目標共有のプロセスでは、夫婦間で意見の違いが生じるのは自然なことです。重要なのは、その違いを避けるのではなく、建設的な対話を通じて調整し、お互いが納得できる着地点を見つけることです。

リアルな体験談:意見が分かれた「リスク許容度」の調整

ある共働き夫婦は、夫は比較的若くから投資経験があり、成長性の高い株式への投資に積極的でした。一方、妻は投資経験が浅く、元本割れに対する不安が大きく、リスクの低い債券中心のポートフォリオを志向していました。子供の教育資金と自分たちの老後資金という大きな目標を前に、夫婦全体での資産形成を考えたとき、リスク許容度で意見が大きく分かれてしまいました。

この夫婦は、定期的に「投資会議」を実施することにしました。最初の数回は、お互いの投資に対する考え方や不安、将来のライフプランについてじっくり話し合いました。妻は夫の過去の成功体験を聞き、投資の魅力や可能性を感じる一方、夫は妻の不安を理解し、安全資産の重要性を再認識しました。

次に、二人でファイナンシャルプランナーに相談し、必要な目標金額とそれまでの期間、そして夫婦の収入や支出状況から、無理のない範囲で取れるリスクの度合いについて客観的なアドバイスを受けました。その結果、夫が考えていたほどハイリスクでなくても目標達成は可能であること、そして妻が考えていたよりも少しリスクを取った方が効率的であることが分かりました。

最終的に、二人は夫婦全体としてのリスク許容度を中間地点に設定し、資産配分を決定しました。夫はインデックスファンドを中心に、妻も一部債券を取り入れつつバランスファンドへの投資を始めました。また、夫には少額の範囲で個別株投資の裁量を残し、そこで得た知識や経験を夫婦で共有することにしました。定期的な会議で資産状況を確認し、市場の状況やライフプランの変化に応じて、柔軟にポートフォリオを見直しています。
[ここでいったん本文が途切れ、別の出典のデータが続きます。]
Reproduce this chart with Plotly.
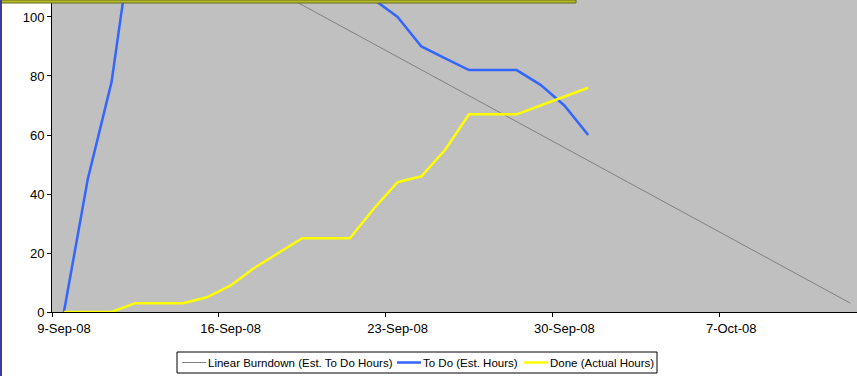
import pandas as pd
import plotly.graph_objects as go

# ---- data ----
dates = ["2008-09-09", "2008-09-10", "2008-09-11", "2008-09-12", "2008-09-13",
         "2008-09-14", "2008-09-15", "2008-09-16", "2008-09-17", "2008-09-18",
         "2008-09-19", "2008-09-20", "2008-09-21", "2008-09-22", "2008-09-23",
         "2008-09-24", "2008-09-25", "2008-09-26", "2008-09-27", "2008-09-28",
         "2008-09-29", "2008-09-30", "2008-10-01"]
todo_hours = [0, 45, 78, 135, 140, 142, 142, 140, 138, 135, 130, 125, 118, 106, 100,
              90, 86, 82, 82, 82, 77, 70, 60]
done_hours = [0, 0, 0, 3, 3, 3, 5, 9, 15, 20, 25, 25, 25, 35, 44,
              46, 55, 67, 67, 67, 70, 73, 76]
burndown_dates = ["2008-09-09", "2008-10-12"]
burndown_hours = [148, 3]

tick_dates = ["2008-09-09", "2008-09-16", "2008-09-23", "2008-09-30", "2008-10-07"]
tick_labels = ["9-Sep-08", "16-Sep-08", "23-Sep-08", "30-Sep-08", "7-Oct-08"]
y_ticks = [0, 20, 40, 60, 80, 100]

series_names = ["Linear Burndown (Est. To Do Hours)", "To Do (Est. Hours)", "Done (Actual Hours)"]
series_colors = ["#808080", "#3366ff", "#ffff00"]
series_widths = [1, 2.5, 2.5]

# points (and date labels) sit in the middle of each day slot (Excel date axis style)
half_day = pd.Timedelta(hours=12)
x_pts = pd.to_datetime(dates) + half_day
x_burn = pd.to_datetime(burndown_dates) + half_day
label_pos = pd.to_datetime(tick_dates) + half_day

FONT = "Liberation Sans, Arial, sans-serif"
W, H = 857, 376
ML, MB = 52, 64
PW = W - ML

fig = go.Figure()
for xs, ys, nm, col, lw in zip([x_burn, x_pts, x_pts],
                               [burndown_hours, todo_hours, done_hours],
                               series_names, series_colors, series_widths):
    fig.add_trace(go.Scatter(x=xs, y=ys, mode="lines", name=nm,
                             line=dict(color=col, width=lw), showlegend=False))

# ---- custom legend (Excel style: short line samples, boxed) ----
shapes = [
    # olive title box edge at top
    dict(type="rect", xref="paper", yref="paper",
         xsizemode="pixel", ysizemode="pixel", xanchor=0, yanchor=1,
         x0=-ML, x1=524, y0=0, y1=-3,
         fillcolor="#b4bc24", line=dict(color="#6b6b20", width=1), layer="above"),
    # dark blue bar at the left edge
    dict(type="rect", xref="paper", yref="paper",
         xsizemode="pixel", ysizemode="pixel", xanchor=0, yanchor=0,
         x0=-ML, x1=-ML + 2, y0=-MB, y1=H - MB,
         fillcolor="#3c3ca0", line=dict(width=0), layer="above"),
    # legend box
    dict(type="rect", xref="paper", yref="paper",
         xsizemode="pixel", ysizemode="pixel", xanchor=0, yanchor=0,
         x0=125, x1=605, y0=-61, y1=-40,
         fillcolor="white", line=dict(color="black", width=1), layer="above"),
]
annotations = []
sample_x = [130, 345, 472]
text_x = [155, 370, 497]
for sx, tx, nm, col, lw in zip(sample_x, text_x, series_names, series_colors, series_widths):
    shapes.append(dict(type="line", xref="paper", yref="paper",
                       xsizemode="pixel", ysizemode="pixel", xanchor=0, yanchor=0,
                       x0=sx, x1=sx + 24, y0=-50.5, y1=-50.5,
                       line=dict(color=col, width=lw), layer="above"))
    annotations.append(dict(text=nm, xref="paper", yref="paper",
                            x=tx / PW, y=0, yshift=-50.5,
                            xanchor="left", yanchor="middle", showarrow=False,
                            borderpad=0, font=dict(size=11.5, family=FONT, color="black")))

fig.update_layout(
    width=W, height=H,
    margin=dict(l=ML, r=0, t=0, b=MB, autoexpand=False),
    paper_bgcolor="white",
    plot_bgcolor="#c0c0c0",
    font=dict(family=FONT, size=13, color="black"),
    showlegend=False,
    xaxis=dict(type="date",
               range=["2008-09-09 00:00", "2008-10-12 18:43"],
               tickmode="array", tickvals=label_pos, ticktext=tick_labels,
               showgrid=False, zeroline=False,
               showline=True, linecolor="black", linewidth=1,
               ticks="outside", ticklen=0, tickcolor="black", tickwidth=1,
               ticklabelstandoff=4,
               minor=dict(ticks="outside", ticklen=4, tickcolor="black", tickwidth=1,
                          tickmode="array", tickvals=tick_dates, showgrid=False),
               layer="below traces"),
    yaxis=dict(range=[0, 105.76], tickmode="array", tickvals=y_ticks,
               showgrid=False, zeroline=False,
               showline=True, linecolor="black", linewidth=1,
               ticks="outside", ticklen=4, tickcolor="black", tickwidth=1,
               layer="below traces"),
    shapes=shapes,
    annotations=annotations,
)

fig.write_html("out.html", config={"displayModeBar": False},
               post_script="document.body.style.margin='0';document.body.style.overflow='hidden';")
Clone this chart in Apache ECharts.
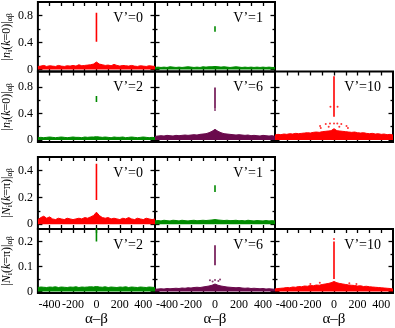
<!DOCTYPE html>
<html>
<head>
<meta charset="utf-8">
<script src="https://cdn.jsdelivr.net/npm/echarts@6/dist/echarts.min.js"></script>
<style>
html,body{margin:0;padding:0;background:#fff;}
#c{width:395px;height:328px;}
</style>
</head>
<body>
<div id="c"></div>
<script>
// ---------- data ----------
const BAND_X = [-500,-475,-450,-425,-400,-375,-350,-325,-300,-275,-250,-225,-200,-175,-150,-125,-100,-75,-50,-25,0,25,50,75,100,125,150,175,200,225,250,275,300,325,350,375,400,425,450,475,500];

// |n_i(k=0)|_ab
const N0_V0_BAND = [0.045,0.05,0.06,0.045,0.055,0.05,0.045,0.06,0.05,0.045,0.055,0.05,0.06,0.05,0.07,0.055,0.06,0.065,0.07,0.08,0.11,0.08,0.07,0.06,0.065,0.055,0.075,0.06,0.05,0.06,0.055,0.05,0.06,0.05,0.045,0.055,0.05,0.045,0.055,0.05,0.045];
const N0_V1_BAND = [0.03,0.035,0.03,0.035,0.03,0.04,0.035,0.03,0.035,0.03,0.035,0.04,0.035,0.03,0.035,0.03,0.04,0.035,0.04,0.04,0.045,0.04,0.035,0.04,0.035,0.03,0.035,0.04,0.035,0.03,0.035,0.03,0.035,0.03,0.035,0.03,0.035,0.03,0.035,0.03,0.03];
const N0_V2_BAND = [0.035,0.04,0.035,0.04,0.045,0.04,0.035,0.04,0.045,0.04,0.035,0.04,0.045,0.04,0.04,0.035,0.045,0.04,0.045,0.045,0.05,0.045,0.04,0.045,0.04,0.035,0.045,0.04,0.04,0.045,0.035,0.04,0.045,0.04,0.035,0.04,0.045,0.04,0.035,0.04,0.035];
const N0_V6_BAND = [0.055,0.06,0.065,0.06,0.07,0.065,0.06,0.07,0.065,0.07,0.075,0.07,0.075,0.08,0.075,0.085,0.09,0.095,0.11,0.13,0.16,0.13,0.11,0.095,0.09,0.085,0.08,0.075,0.08,0.075,0.07,0.075,0.065,0.07,0.065,0.06,0.07,0.065,0.06,0.065,0.055];
const N0_V10_BAND = [0.075,0.085,0.08,0.09,0.085,0.095,0.09,0.1,0.095,0.1,0.105,0.11,0.105,0.115,0.12,0.115,0.125,0.13,0.135,0.14,0.17,0.14,0.135,0.13,0.125,0.12,0.115,0.12,0.11,0.105,0.11,0.1,0.095,0.1,0.09,0.095,0.085,0.09,0.08,0.085,0.075];

// |N_i(k=pi)|_ab
const NPI_V0_BAND = [0.035,0.05,0.06,0.045,0.055,0.04,0.035,0.045,0.04,0.035,0.045,0.04,0.035,0.04,0.045,0.04,0.05,0.045,0.055,0.065,0.09,0.065,0.05,0.045,0.05,0.04,0.045,0.04,0.035,0.045,0.04,0.05,0.04,0.035,0.045,0.04,0.035,0.045,0.04,0.035,0.04];
const NPI_V1_BAND = [0.025,0.028,0.025,0.03,0.027,0.025,0.03,0.028,0.025,0.03,0.027,0.025,0.028,0.03,0.026,0.028,0.03,0.028,0.03,0.032,0.035,0.032,0.03,0.028,0.03,0.027,0.028,0.03,0.026,0.028,0.025,0.03,0.027,0.025,0.028,0.026,0.025,0.028,0.025,0.027,0.025];
const NPI_V2_BAND = [0.016,0.018,0.017,0.016,0.018,0.017,0.019,0.016,0.018,0.017,0.016,0.018,0.017,0.019,0.016,0.018,0.017,0.018,0.019,0.018,0.02,0.018,0.017,0.019,0.016,0.018,0.017,0.016,0.018,0.017,0.019,0.016,0.018,0.017,0.016,0.018,0.017,0.016,0.018,0.017,0.016];
const NPI_V6_BAND = [0.009,0.01,0.011,0.01,0.012,0.011,0.012,0.013,0.012,0.014,0.013,0.015,0.014,0.016,0.017,0.016,0.018,0.02,0.022,0.025,0.03,0.025,0.022,0.02,0.018,0.017,0.016,0.015,0.016,0.014,0.013,0.014,0.012,0.013,0.012,0.011,0.012,0.01,0.011,0.01,0.009];
const NPI_V10_BAND = [0.01,0.012,0.013,0.014,0.016,0.015,0.018,0.017,0.02,0.019,0.022,0.021,0.024,0.023,0.026,0.025,0.028,0.03,0.032,0.035,0.04,0.035,0.032,0.03,0.028,0.026,0.025,0.024,0.022,0.023,0.02,0.021,0.019,0.018,0.017,0.016,0.015,0.014,0.013,0.012,0.01];

// diagonal (alpha-beta = 0) ranges [low, high]
const N0_V0_DIAG = [0.41, 0.84];
const N0_V1_DIAG = [0.56, 0.64];
const N0_V2_DIAG = [0.57, 0.66];
const N0_V6_DIAG = [0.47, 0.79];
const N0_V10_DIAG = [0.35, 0.96];
const NPI_V0_DIAG = [0.18, 0.45];
const NPI_V1_DIAG = [0.24, 0.29];
const NPI_V2_DIAG = [0.20, 0.26];
const NPI_V6_DIAG = [0.105, 0.185];
const NPI_V10_DIAG = [0.05, 0.20];

// isolated points [alpha-beta, value]
const N0_V6_DOTS = [[0,0.45]];
const N0_V10_DOTS = [[-30,0.5],[30,0.5],[-118,0.21],[-112,0.18],[-70,0.24],[-34,0.25],[0,0.25],[28,0.25],[62,0.24],[106,0.21],[118,0.18],[-45,0.2],[45,0.2]];
const NPI_V6_DOTS = [[-42,0.045],[-20,0.04],[0,0.046],[28,0.042],[42,0.048]];
const NPI_V10_DOTS = [[0,0.21],[-200,0.03],[190,0.03],[-120,0.035],[130,0.033]];

// labels / ticks
const PANEL_LABELS = ["V’=0","V’=1","V’=2","V’=6","V’=10","V’=0","V’=1","V’=2","V’=6","V’=10"];
const X_LABELS = [-400,-200,0,200,400];
const X_TICKS = [-400,-300,-200,-100,0,100,200,300,400];
const Y_MIN = [-0.03,-0.03,-0.035,-0.006];
const Y_MAX = [1.0,1.03,0.5,0.25];
const Y_LABELS = [[0,0.4,0.8],[0,0.4,0.8],[0,0.2,0.4],[0,0.1,0.2]];
const Y_MINOR = [[0.2,0.6],[0.2,0.6],[0.1,0.3],[0.05,0.15]];

// ---------- layout ----------
const ROW_TOP = [2,71.5,157,229];
const ROW_H = [69.5,70.5,72,64.5];
const COL_LEFT = [36,155,275];
const COL_W = [119,120,118];
const RED = '#ff0000', GREEN = '#008a00', PURPLE = '#6a0a4c';
const FONT = 'Liberation Serif';

const panels = [
  {row:0,col:0,color:RED,band:N0_V0_BAND,diag:N0_V0_DIAG,dots:[]},
  {row:0,col:1,color:GREEN,band:N0_V1_BAND,diag:N0_V1_DIAG,dots:[]},
  {row:1,col:0,color:GREEN,band:N0_V2_BAND,diag:N0_V2_DIAG,dots:[]},
  {row:1,col:1,color:PURPLE,band:N0_V6_BAND,diag:N0_V6_DIAG,dots:N0_V6_DOTS},
  {row:1,col:2,color:RED,band:N0_V10_BAND,diag:N0_V10_DIAG,dots:N0_V10_DOTS},
  {row:2,col:0,color:RED,band:NPI_V0_BAND,diag:NPI_V0_DIAG,dots:[]},
  {row:2,col:1,color:GREEN,band:NPI_V1_BAND,diag:NPI_V1_DIAG,dots:[]},
  {row:3,col:0,color:GREEN,band:NPI_V2_BAND,diag:NPI_V2_DIAG,dots:[]},
  {row:3,col:1,color:PURPLE,band:NPI_V6_BAND,diag:NPI_V6_DIAG,dots:NPI_V6_DOTS},
  {row:3,col:2,color:RED,band:NPI_V10_BAND,diag:NPI_V10_DIAG,dots:NPI_V10_DOTS}
];

const Y_NAMES = [
  '|{i|n}{s|i}({i|k}=0)|{s|αβ}',
  '|{i|n}{s|i}({i|k}=0)|{s|αβ}',
  '|{i|N}{s|i}({i|k}=π)|{s|αβ}',
  '|{i|N}{s|i}({i|k}=π)|{s|αβ}'
];

const grid = [], xAxis = [], yAxis = [], series = [], graphic = [];
const tickBase = {inside:true, lineStyle:{color:'#000', width:1.3}};
const noLine = {show:false, onZero:false};

panels.forEach((p, i) => {
  grid.push({left:COL_LEFT[p.col], top:ROW_TOP[p.row], width:COL_W[p.col], height:ROW_H[p.row],
    show:true, borderColor:'#000', borderWidth:2, backgroundColor:'transparent', containLabel:false});
  const isBottom = p.row === 3;
  const isLeft = p.col === 0;
  xAxis.push({type:'value', gridIndex:i, min:-500, max:500, position:'bottom',
    axisLine:noLine, splitLine:{show:false},
    axisTick:Object.assign({length:4, customValues:X_TICKS}, tickBase),
    axisLabel:{show:isBottom, customValues:X_LABELS, margin:6, fontFamily:FONT, fontSize:12, color:'#000'},
    name:isBottom ? 'α–β' : '', nameLocation:'middle', nameGap:19,
    nameTextStyle:{fontFamily:FONT, fontSize:15, color:'#000'}});
  xAxis.push({type:'value', gridIndex:i, min:-500, max:500, position:'top',
    axisLine:noLine, splitLine:{show:false},
    axisTick:Object.assign({length:4, customValues:X_TICKS}, tickBase),
    axisLabel:{show:false}});
  const r = p.row;
  yAxis.push({type:'value', gridIndex:i, min:Y_MIN[r], max:Y_MAX[r], position:'left',
    axisLine:noLine, splitLine:{show:false},
    axisTick:Object.assign({length:4.5, customValues:Y_LABELS[r]}, tickBase),
    axisLabel:{show:isLeft, customValues:Y_LABELS[r], margin:5, fontFamily:FONT, fontSize:12, color:'#000'},
    name:isLeft ? Y_NAMES[r] : '', nameLocation:'middle', nameRotate:90, nameGap:22,
    nameTextStyle:{fontFamily:FONT, fontSize:12, color:'#000',
      rich:{i:{fontFamily:FONT, fontSize:12, fontStyle:'italic', color:'#000'},
            s:{fontFamily:FONT, fontSize:8, color:'#000', padding:[6,0,0,0]}}}});
  yAxis.push({type:'value', gridIndex:i, min:Y_MIN[r], max:Y_MAX[r], position:'right',
    axisLine:noLine, splitLine:{show:false},
    axisTick:Object.assign({length:4.5, customValues:Y_LABELS[r]}, tickBase),
    axisLabel:{show:false}});
  yAxis.push({type:'value', gridIndex:i, min:Y_MIN[r], max:Y_MAX[r], position:'left',
    axisLine:noLine, splitLine:{show:false},
    axisTick:Object.assign({length:2.5, customValues:Y_MINOR[r]}, tickBase),
    axisLabel:{show:false}});
  yAxis.push({type:'value', gridIndex:i, min:Y_MIN[r], max:Y_MAX[r], position:'right',
    axisLine:noLine, splitLine:{show:false},
    axisTick:Object.assign({length:2.5, customValues:Y_MINOR[r]}, tickBase),
    axisLabel:{show:false}});

  const xi = 2*i, yi = 4*i;
  series.push({type:'line', xAxisIndex:xi, yAxisIndex:yi, data:BAND_X.map((x,k)=>[x, p.band[k]]),
    symbol:'none', lineStyle:{color:p.color, width:1}, areaStyle:{color:p.color, opacity:1},
    silent:true, animation:false, z:2, clip:true});
  series.push({type:'line', xAxisIndex:xi, yAxisIndex:yi, data:[[0,p.diag[0]],[0,p.diag[1]]],
    symbol:'none', lineStyle:{color:p.color, width:1.6}, silent:true, animation:false, z:3, clip:true});
  if (p.dots.length) {
    series.push({type:'scatter', xAxisIndex:xi, yAxisIndex:yi, data:p.dots,
      symbol:'circle', symbolSize:2, itemStyle:{color:p.color}, silent:true, animation:false, z:3});
  }
  graphic.push({type:'text', x:COL_LEFT[p.col]+COL_W[p.col]-12, y:ROW_TOP[p.row]+16, z:10,
    style:{text:PANEL_LABELS[i], align:'right', verticalAlign:'middle',
      font:'14px "Liberation Serif"', fill:'#000'}});
});

const chart = echarts.init(document.getElementById('c'), null, {renderer:'canvas'});
chart.setOption({animation:false, grid, xAxis, yAxis, series, graphic});
</script>
</body>
</html>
このプロセスを通じて、二人の間には投資に対する共通認識が生まれ、協力して資産形成に取り組む姿勢が強固になったとのことです。

結論:夫婦で築く資産形成の未来

共働き夫婦にとって、投資目標の共有と共同での意思決定は、資産を効率的に増やし、将来のライフイベントに備える上で非常に重要です。お互いの状況や考え方を理解し、共通の目標を設定し、意見の違いを建設的な対話を通じて調整していくプロセスは、時間と労力を要するかもしれません。しかし、この取り組みは、単に資産を増やすためだけでなく、夫婦の絆を深め、共通の未来を二人で築いていくためにも価値のあるものです。

まずは小さな一歩として、次回の週末にでも、お互いの投資に対する考え方や将来について少し話し合ってみることから始めてはいかがでしょうか。資産管理アプリなどを活用して、夫婦の資産全体を可視化することも、目標共有に向けた良いきっかけとなります。二人で話し合い、理解し、そして実行していくプロセスを通じて、共働き夫婦ならではの力強い資産形成を実現してください。